Take the management of real estate data to the next level. The third priority involves the evolution and management of real estate data. “Competition and the demand for more data and analysis is forcing the management of real estate data to evolve,” says Mendenhall. “We want to help brokers better understand effective ways of managing their data.”
Ensure the role of the REALTOR® is essential to the consumer.
All of Mendenhall’s priorities feed into the ultimate goal, which is to make sure the REALTOR® remains essential to the consumer. And one of the best ways REALTORS® can secure their role is to stay educated, informed, and current on innovation. And that’s where NAR can help.

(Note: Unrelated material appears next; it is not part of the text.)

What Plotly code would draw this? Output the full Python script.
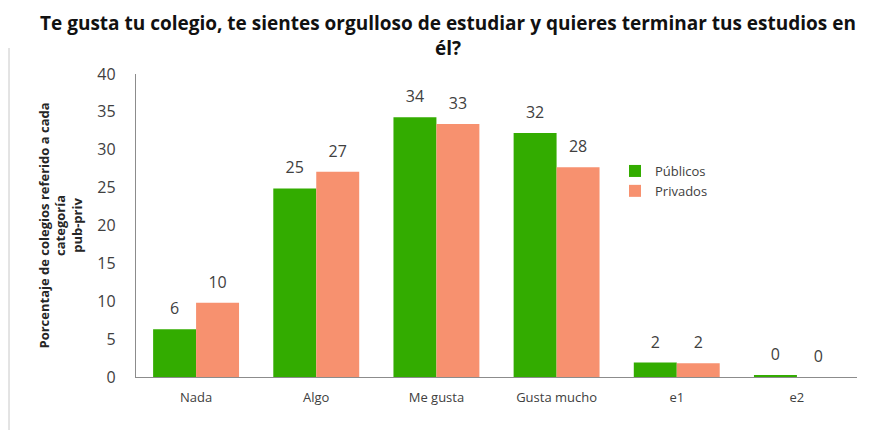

“One of the things NAR does best is provide news and information on every issue and every new technology coming up,” says Mendenhall. “You don’t have to know everything, but you have to know what you don’t know. You have to be confident and know why you’re doing what you’re doing.”
An Ongoing Mission
The transformative partnership that Goldberg and Mendenhall have forged isn’t something that will fade with the tenure of her presidency.
“We started this year with clear goals,” Mendenhall says, “which came from strategic planning and research and from the members. The entire leadership team is clear on these goals, but more importantly, the NAR staff is clear and committed, as well. We’re doing a better job of melding the entire organization together to ensure continuity.”
And while so many changes have already been put in place, there’s no slowing down. NAR will adapt as members’ needs dictate.
“Everything we do, everything we’re all about, every decision made on a daily basis, must answer, ‘How does this benefit our members?’ That’s the ROI for NAR staff and leadership,” says Goldberg. “We’re the stewards for the members. We need to make sure that every penny they pay us in dues is well spent on their behalf.”